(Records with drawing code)
********

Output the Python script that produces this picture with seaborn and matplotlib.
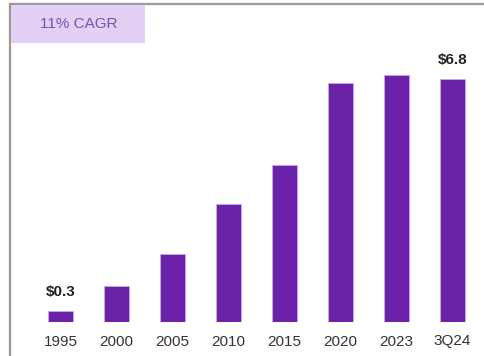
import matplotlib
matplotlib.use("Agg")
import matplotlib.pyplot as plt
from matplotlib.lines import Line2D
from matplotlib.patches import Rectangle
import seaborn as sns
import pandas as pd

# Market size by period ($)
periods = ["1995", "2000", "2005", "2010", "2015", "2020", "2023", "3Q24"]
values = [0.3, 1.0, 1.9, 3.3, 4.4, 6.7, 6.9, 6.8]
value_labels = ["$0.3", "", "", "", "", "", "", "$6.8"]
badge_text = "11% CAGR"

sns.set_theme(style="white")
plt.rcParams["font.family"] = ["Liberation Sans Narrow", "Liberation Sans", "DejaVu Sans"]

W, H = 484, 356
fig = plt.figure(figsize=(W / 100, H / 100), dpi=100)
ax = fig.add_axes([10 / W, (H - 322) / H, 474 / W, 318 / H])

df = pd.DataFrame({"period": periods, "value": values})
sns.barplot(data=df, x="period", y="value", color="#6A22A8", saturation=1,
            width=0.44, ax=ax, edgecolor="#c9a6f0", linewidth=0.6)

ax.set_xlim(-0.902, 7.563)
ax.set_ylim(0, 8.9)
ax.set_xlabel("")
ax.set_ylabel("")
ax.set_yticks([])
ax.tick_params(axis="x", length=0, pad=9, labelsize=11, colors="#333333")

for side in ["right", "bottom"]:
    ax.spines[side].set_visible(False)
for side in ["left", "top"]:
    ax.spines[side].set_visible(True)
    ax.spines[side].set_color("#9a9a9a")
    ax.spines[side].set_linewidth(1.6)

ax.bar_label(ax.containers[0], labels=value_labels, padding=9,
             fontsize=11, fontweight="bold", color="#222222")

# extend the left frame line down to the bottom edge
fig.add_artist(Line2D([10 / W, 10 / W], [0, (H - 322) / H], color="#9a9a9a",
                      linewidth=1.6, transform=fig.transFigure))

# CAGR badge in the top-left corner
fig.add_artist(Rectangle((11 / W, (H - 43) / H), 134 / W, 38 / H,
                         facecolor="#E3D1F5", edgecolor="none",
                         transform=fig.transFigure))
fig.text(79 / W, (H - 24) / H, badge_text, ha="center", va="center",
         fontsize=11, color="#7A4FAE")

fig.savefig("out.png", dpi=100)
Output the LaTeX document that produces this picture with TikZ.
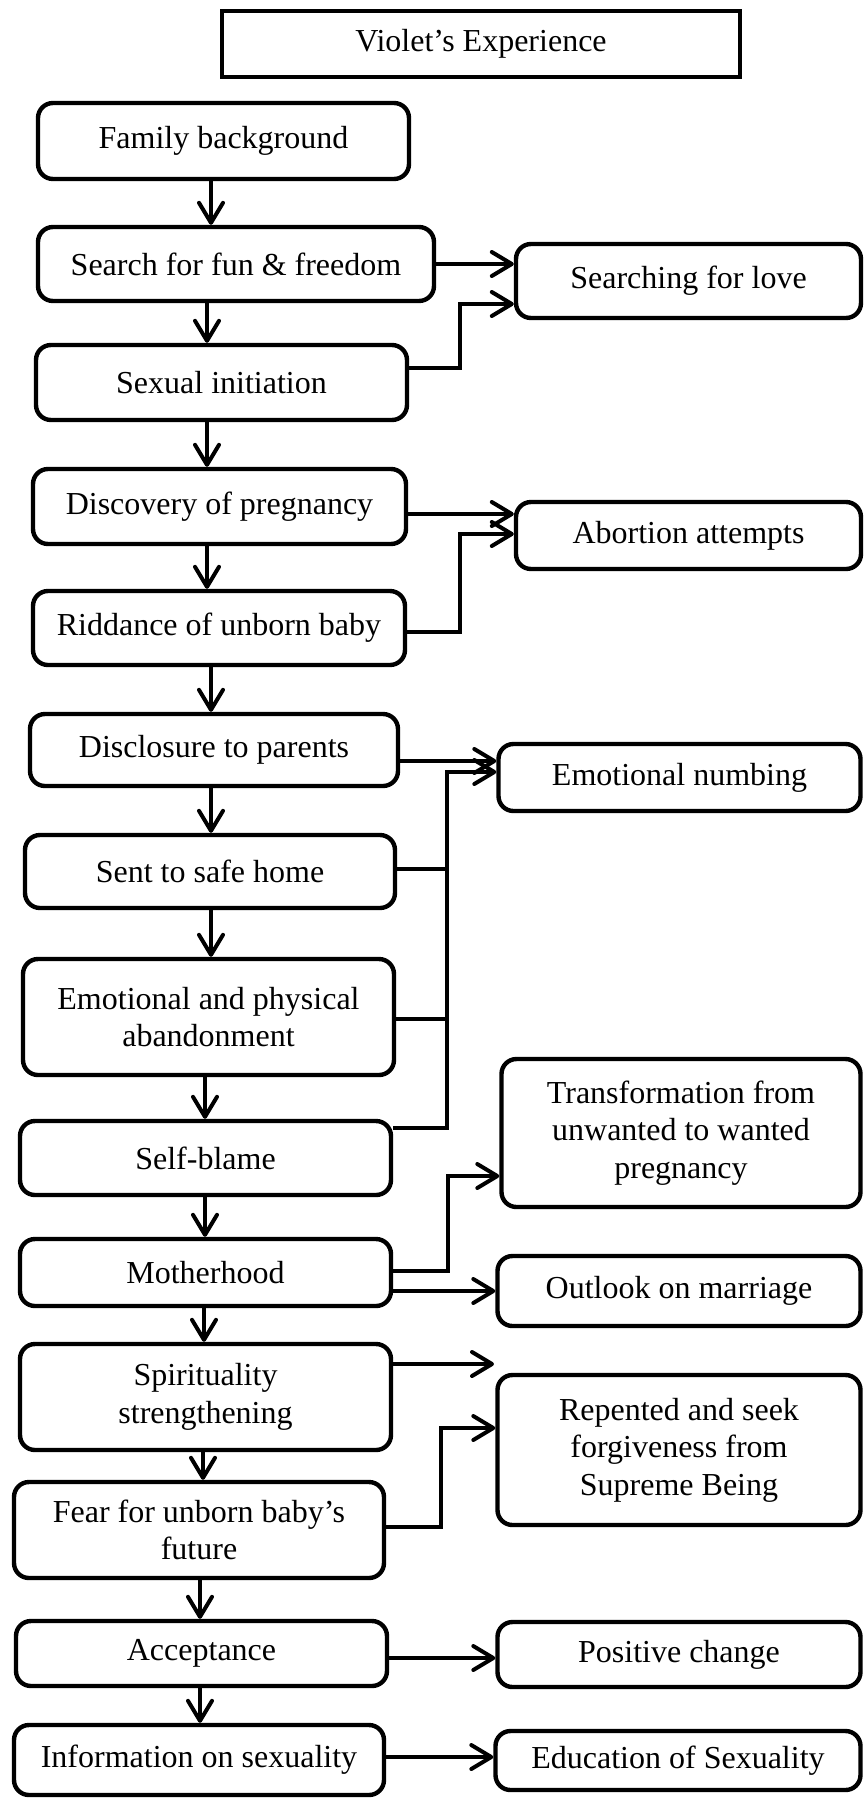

********

- What the task asks
Transcribe the whole listing exactly. Pictures are excluded.

- Exercise answer
Output the Python script that produces this picture with seaborn and matplotlib.
import matplotlib
matplotlib.use("Agg")
import matplotlib.pyplot as plt
from matplotlib.lines import Line2D
from matplotlib.patches import Rectangle
import seaborn as sns
import pandas as pd

# Market size by period ($)
periods = ["1995", "2000", "2005", "2010", "2015", "2020", "2023", "3Q24"]
values = [0.3, 1.0, 1.9, 3.3, 4.4, 6.7, 6.9, 6.8]
value_labels = ["$0.3", "", "", "", "", "", "", "$6.8"]
badge_text = "11% CAGR"

sns.set_theme(style="white")
plt.rcParams["font.family"] = ["Liberation Sans Narrow", "Liberation Sans", "DejaVu Sans"]

W, H = 484, 356
fig = plt.figure(figsize=(W / 100, H / 100), dpi=100)
ax = fig.add_axes([10 / W, (H - 322) / H, 474 / W, 318 / H])

df = pd.DataFrame({"period": periods, "value": values})
sns.barplot(data=df, x="period", y="value", color="#6A22A8", saturation=1,
            width=0.44, ax=ax, edgecolor="#c9a6f0", linewidth=0.6)

ax.set_xlim(-0.902, 7.563)
ax.set_ylim(0, 8.9)
ax.set_xlabel("")
ax.set_ylabel("")
ax.set_yticks([])
ax.tick_params(axis="x", length=0, pad=9, labelsize=11, colors="#333333")

for side in ["right", "bottom"]:
    ax.spines[side].set_visible(False)
for side in ["left", "top"]:
    ax.spines[side].set_visible(True)
    ax.spines[side].set_color("#9a9a9a")
    ax.spines[side].set_linewidth(1.6)

ax.bar_label(ax.containers[0], labels=value_labels, padding=9,
             fontsize=11, fontweight="bold", color="#222222")

# extend the left frame line down to the bottom edge
fig.add_artist(Line2D([10 / W, 10 / W], [0, (H - 322) / H], color="#9a9a9a",
                      linewidth=1.6, transform=fig.transFigure))

# CAGR badge in the top-left corner
fig.add_artist(Rectangle((11 / W, (H - 43) / H), 134 / W, 38 / H,
                         facecolor="#E3D1F5", edgecolor="none",
                         transform=fig.transFigure))
fig.text(79 / W, (H - 24) / H, badge_text, ha="center", va="center",
         fontsize=11, color="#7A4FAE")

fig.savefig("out.png", dpi=100)
Output the LaTeX document that produces this picture with TikZ.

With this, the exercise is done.